- What to work on
Repeat only the lines below that run from the line with "Rebuild this chart" to the line with "const panelTitles = ['HORN", ends included; skip every picture.

- Exercise materials
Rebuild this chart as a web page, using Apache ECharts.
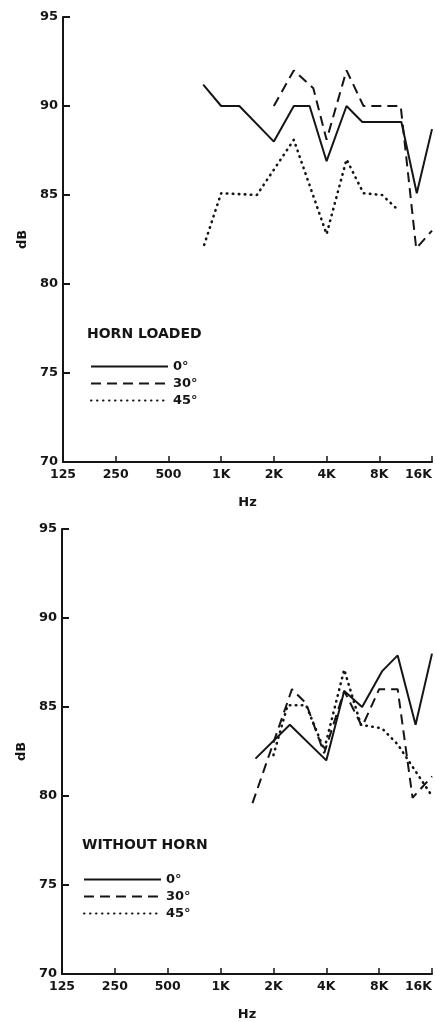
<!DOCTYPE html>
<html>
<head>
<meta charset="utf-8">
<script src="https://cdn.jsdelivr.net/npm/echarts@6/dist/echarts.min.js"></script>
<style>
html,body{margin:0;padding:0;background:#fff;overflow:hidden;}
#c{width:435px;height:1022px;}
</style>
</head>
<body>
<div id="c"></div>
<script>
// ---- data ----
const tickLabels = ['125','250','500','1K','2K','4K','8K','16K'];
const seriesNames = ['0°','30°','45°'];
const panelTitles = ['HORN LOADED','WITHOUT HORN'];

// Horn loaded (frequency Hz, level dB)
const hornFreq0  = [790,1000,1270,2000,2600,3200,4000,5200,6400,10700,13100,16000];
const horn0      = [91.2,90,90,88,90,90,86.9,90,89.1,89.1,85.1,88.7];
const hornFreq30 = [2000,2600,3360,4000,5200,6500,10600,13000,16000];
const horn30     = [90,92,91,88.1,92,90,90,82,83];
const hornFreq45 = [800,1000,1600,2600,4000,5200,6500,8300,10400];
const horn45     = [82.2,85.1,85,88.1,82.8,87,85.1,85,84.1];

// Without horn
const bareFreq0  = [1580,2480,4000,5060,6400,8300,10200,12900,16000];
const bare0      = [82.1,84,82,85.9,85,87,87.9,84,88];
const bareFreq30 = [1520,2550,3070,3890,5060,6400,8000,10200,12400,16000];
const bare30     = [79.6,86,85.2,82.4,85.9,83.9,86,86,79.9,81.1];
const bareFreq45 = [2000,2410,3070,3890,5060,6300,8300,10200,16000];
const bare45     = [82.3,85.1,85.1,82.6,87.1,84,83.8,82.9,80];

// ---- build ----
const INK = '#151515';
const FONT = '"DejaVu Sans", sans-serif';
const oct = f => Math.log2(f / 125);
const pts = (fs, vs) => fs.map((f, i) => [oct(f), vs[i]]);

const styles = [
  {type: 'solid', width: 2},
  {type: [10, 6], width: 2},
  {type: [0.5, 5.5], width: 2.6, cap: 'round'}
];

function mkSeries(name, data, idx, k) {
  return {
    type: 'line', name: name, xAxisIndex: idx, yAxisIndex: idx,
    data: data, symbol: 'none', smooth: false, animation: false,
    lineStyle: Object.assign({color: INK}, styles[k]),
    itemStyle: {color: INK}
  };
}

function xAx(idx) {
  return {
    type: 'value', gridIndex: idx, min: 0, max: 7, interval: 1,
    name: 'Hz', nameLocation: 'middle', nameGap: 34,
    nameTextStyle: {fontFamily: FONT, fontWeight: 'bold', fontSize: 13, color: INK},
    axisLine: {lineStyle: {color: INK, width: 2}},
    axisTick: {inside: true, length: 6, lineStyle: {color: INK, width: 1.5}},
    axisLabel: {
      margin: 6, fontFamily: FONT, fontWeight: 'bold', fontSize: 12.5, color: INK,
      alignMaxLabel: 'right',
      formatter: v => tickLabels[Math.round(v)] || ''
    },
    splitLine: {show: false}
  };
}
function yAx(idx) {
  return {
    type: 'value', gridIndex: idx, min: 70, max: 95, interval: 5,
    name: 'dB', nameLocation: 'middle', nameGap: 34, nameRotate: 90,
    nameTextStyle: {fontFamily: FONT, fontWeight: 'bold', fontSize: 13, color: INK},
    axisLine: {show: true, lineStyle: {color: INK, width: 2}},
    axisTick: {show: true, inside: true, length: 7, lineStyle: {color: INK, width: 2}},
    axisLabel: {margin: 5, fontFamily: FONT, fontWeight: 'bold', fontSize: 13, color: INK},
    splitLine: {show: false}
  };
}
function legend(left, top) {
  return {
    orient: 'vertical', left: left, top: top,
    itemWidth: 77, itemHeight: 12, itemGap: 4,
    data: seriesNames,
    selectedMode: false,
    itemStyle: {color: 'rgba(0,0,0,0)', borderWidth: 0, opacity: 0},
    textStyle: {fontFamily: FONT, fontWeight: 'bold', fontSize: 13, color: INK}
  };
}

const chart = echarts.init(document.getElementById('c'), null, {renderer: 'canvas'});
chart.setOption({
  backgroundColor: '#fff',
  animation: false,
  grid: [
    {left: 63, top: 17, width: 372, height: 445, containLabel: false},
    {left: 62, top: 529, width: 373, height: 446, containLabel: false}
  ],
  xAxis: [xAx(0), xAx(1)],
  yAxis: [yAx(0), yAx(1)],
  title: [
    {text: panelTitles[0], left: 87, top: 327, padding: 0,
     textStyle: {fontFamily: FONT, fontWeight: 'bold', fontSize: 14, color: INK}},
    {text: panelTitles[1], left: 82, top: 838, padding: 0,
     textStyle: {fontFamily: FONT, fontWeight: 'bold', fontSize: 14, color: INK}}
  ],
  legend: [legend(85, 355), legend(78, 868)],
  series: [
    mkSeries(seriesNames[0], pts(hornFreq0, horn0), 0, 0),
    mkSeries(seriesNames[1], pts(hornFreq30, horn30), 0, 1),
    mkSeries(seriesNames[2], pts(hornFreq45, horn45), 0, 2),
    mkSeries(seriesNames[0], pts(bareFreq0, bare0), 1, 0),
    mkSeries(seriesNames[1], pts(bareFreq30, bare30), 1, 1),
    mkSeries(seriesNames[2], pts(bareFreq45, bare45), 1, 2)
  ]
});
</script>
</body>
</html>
==
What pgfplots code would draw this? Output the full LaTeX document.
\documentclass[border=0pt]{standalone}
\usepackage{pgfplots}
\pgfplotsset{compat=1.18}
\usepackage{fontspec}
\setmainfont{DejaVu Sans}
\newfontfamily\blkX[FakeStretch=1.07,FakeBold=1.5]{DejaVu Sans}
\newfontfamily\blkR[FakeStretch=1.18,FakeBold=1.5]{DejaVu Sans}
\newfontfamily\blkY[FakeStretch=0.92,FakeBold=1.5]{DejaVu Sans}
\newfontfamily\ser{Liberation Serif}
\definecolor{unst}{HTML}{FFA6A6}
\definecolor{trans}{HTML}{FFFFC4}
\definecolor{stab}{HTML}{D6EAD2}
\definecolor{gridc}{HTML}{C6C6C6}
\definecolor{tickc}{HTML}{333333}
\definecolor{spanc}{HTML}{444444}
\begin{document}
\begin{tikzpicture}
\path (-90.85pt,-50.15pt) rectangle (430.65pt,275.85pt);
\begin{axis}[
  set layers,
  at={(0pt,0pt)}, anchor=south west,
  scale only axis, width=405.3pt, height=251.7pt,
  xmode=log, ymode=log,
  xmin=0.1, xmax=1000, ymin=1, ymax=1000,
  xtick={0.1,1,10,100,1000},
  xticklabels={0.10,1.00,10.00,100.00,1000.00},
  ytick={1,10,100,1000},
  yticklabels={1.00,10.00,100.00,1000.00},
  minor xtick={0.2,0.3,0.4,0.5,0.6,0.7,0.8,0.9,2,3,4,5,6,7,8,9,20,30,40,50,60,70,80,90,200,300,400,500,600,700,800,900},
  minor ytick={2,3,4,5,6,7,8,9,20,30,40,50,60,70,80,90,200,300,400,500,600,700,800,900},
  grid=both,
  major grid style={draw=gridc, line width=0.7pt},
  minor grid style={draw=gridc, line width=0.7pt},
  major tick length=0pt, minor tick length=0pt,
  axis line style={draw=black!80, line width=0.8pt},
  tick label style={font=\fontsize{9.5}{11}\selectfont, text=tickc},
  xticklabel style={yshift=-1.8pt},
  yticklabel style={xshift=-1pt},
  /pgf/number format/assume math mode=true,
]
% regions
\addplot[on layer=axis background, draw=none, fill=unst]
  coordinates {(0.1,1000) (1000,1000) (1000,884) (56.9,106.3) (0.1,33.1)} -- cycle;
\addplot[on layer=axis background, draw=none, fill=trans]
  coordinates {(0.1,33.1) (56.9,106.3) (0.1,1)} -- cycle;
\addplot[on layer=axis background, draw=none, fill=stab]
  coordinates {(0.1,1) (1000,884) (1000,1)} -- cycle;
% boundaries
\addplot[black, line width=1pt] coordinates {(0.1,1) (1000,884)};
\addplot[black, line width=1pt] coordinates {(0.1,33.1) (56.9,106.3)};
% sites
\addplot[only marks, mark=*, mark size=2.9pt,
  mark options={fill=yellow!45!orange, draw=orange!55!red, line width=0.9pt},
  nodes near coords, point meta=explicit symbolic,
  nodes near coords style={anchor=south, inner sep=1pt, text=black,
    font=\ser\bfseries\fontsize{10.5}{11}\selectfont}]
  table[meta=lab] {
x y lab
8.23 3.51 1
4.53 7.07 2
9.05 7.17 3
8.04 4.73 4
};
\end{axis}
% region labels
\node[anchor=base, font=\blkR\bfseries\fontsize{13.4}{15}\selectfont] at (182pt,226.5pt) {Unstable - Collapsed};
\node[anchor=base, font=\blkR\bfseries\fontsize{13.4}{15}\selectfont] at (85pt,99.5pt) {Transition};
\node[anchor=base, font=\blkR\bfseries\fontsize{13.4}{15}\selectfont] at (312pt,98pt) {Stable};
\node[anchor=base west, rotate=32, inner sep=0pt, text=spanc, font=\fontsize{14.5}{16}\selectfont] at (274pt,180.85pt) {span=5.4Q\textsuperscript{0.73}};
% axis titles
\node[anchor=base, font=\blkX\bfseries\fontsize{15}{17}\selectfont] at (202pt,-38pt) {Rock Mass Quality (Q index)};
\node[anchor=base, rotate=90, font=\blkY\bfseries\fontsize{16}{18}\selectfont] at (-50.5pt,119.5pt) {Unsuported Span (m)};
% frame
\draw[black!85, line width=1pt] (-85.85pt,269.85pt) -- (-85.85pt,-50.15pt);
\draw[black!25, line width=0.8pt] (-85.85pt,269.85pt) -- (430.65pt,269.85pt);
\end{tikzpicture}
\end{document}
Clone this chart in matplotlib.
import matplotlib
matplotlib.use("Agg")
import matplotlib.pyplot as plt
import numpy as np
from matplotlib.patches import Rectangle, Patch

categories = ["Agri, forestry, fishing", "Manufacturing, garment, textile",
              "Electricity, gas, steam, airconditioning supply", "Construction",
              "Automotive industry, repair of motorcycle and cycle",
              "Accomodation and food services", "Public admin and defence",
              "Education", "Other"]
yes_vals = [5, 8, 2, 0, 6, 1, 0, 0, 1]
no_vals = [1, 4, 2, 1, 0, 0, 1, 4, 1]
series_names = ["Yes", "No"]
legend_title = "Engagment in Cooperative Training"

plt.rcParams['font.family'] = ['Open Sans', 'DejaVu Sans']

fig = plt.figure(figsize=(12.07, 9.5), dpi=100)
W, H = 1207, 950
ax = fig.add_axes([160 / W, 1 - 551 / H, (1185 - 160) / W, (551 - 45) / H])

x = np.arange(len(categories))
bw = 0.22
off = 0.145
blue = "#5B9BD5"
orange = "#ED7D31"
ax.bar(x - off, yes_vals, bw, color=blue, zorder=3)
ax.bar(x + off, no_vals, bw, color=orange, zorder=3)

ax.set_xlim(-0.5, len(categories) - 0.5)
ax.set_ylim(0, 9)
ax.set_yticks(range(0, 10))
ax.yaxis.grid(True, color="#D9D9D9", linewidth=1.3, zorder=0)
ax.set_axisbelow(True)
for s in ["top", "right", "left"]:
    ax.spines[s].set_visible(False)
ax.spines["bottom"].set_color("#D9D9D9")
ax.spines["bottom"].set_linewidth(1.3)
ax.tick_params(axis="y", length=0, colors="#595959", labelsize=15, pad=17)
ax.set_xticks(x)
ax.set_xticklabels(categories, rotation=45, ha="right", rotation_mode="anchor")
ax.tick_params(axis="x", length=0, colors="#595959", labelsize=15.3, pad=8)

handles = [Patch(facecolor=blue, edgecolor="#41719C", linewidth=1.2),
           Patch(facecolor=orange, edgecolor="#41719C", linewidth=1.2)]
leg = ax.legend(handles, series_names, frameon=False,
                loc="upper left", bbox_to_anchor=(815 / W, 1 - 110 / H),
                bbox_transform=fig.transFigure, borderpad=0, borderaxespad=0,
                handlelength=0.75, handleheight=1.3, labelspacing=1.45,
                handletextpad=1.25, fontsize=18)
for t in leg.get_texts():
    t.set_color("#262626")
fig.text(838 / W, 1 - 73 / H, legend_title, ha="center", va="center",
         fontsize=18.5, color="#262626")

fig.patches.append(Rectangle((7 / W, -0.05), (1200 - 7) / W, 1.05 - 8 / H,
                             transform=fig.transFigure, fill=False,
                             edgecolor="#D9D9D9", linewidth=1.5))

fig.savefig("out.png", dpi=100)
==
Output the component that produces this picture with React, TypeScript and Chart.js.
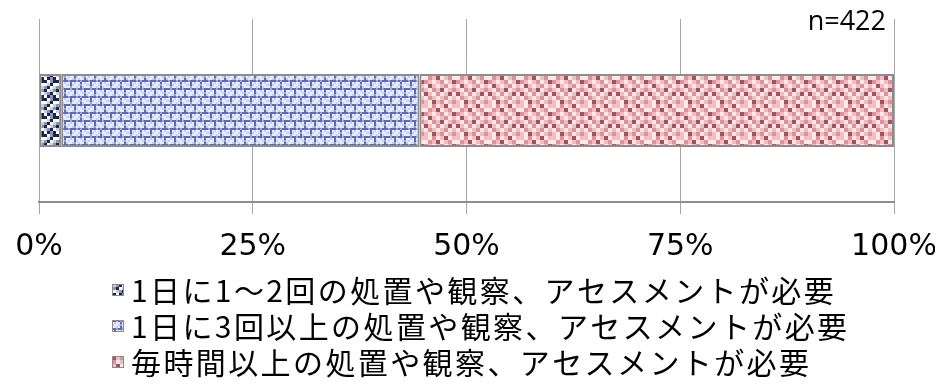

- Expected output
Rebuild this chart as a web page, using Apache ECharts.
<!DOCTYPE html>
<html>
<head>
<meta charset="utf-8">
<script src="https://cdn.jsdelivr.net/npm/echarts@6/dist/echarts.min.js"></script>
<style>
html,body{margin:0;padding:0;background:#fff;overflow:hidden;}
#c{width:435px;height:1022px;}
</style>
</head>
<body>
<div id="c"></div>
<script>
// ---- data ----
const tickLabels = ['125','250','500','1K','2K','4K','8K','16K'];
const seriesNames = ['0°','30°','45°'];
const panelTitles = ['HORN LOADED','WITHOUT HORN'];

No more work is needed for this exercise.